While the initiative’s current focus is on these fifteen developments, Catchment Area mediation and restorative services were originally solicited for 26 NYCHA housing developments. This broader list, to which service providers responded included four in The Bronx (Butler, Castle Hill, Edenwald, and Patterson); 12 in Brooklyn (Brownsville, Boulevard, Bushwick, Ingersoll, Marcy, Pink, Red Hook [East and West], Tompkins, Van Dyke [I and II], Whitman); seven in Manhattan (Grant, Jefferson, Kings Towers, Polo Grounds Towers, Saint Nicholas, Wagner, Washington); two in Queens (Queensbridge [North and South]); and one on Staten Island (Stapleton) (Office of the Mayor, 2014b). Mediation and related services were secured for fewer than half of these (see Figure 27).

40. This is a key objective outlined within MOCJ’s originating Request for Proposals (released 2014-12-23, PIN: 0021510002) to which the successful service providers responded. More broadly, the MAP initiative is intended to coordinate the tactical application of City agencies, local organizations, and neighborhood residents in ways that “address concentrated disadvantage and physical disorder, and promote neighborhood cohesion and strong citywide networks” (de Blasio, B., 2016).

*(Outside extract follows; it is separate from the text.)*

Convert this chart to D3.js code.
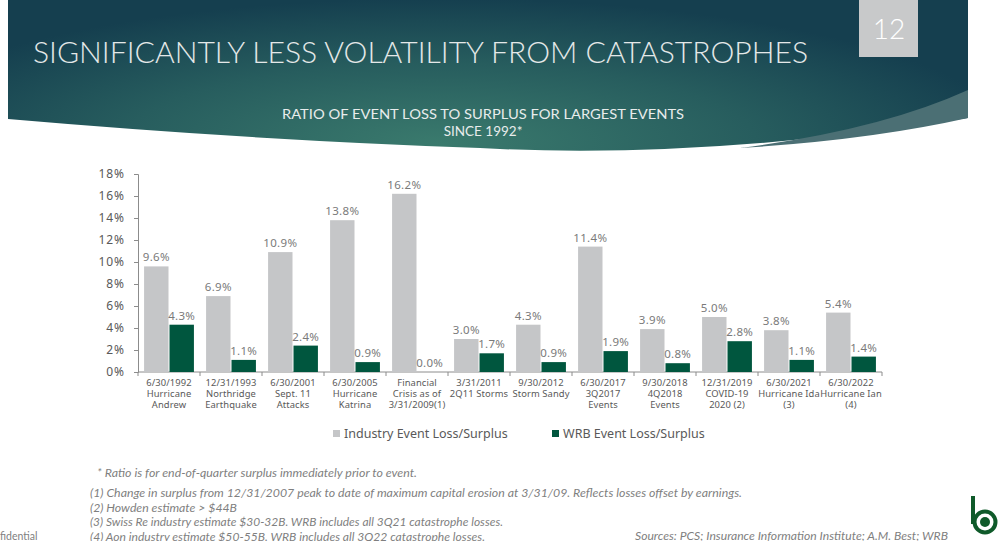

41. “From the point of view of the residents exposed to these differing forms of disorder [physical and social], they are not seen as being separate and isolated. Rather they are collectively read as being connected to each other and mutually conditioning, and consequently a picture of an increasingly threatening and ominous environment is articulated” (Innes, M., 2014).

42. Ghost residents are individuals who maintain an unauthorized residence in NYCHA housing developments. NYCHA’s own figures estimate up to 100,000 unauthorized ‘ghost’ residents currently occupy its numerous developments (Blumgart, J., 2016), increasing the total NYCHA housing population by up to 25% (New York City Housing Authority, 2016).

43. In a telling example of local resignation, one long-time community partner described a neighboring NYCHA development as a “dystopian bazaar of crazy, drugs, poverty, and salt,” admonishing the evaluator to not venture westward into its confines after dark...or before.

44. Warner, T.D. (2012).

45. Formal institutional deterrence mechanisms (e.g. hot spot policing; Stop, Question, and Frisk; vertical patrols; misdemeanor crackdowns) and their harsh consequences can produce iatrogenic and counterdeterrent effects in areas of concentrated disadvantage. This occurs, in part, due to compromised social control mechanisms present in these areas (i.e. less social capital or regulation, stigma erosion as a result of punishment prevalence, and dissatisfaction with systemic distributive and procedural justices) (Fagan, J., Meares, T.L., 2008). Initiatives that deliver non-traditional deterrence mechanisms and that work to enhance the collective efficacy of disadvantaged communities can help remediate the underlying causes of and resulting consequences from verschlimmbesserung policing. Conflict-assistive interventions are just such initiatives.

46. For select crimes, “arrest increased recidivism among those with a low stake in conformity, the unemployed, and the unmarried” (Sherman, L.W., et al., 1992).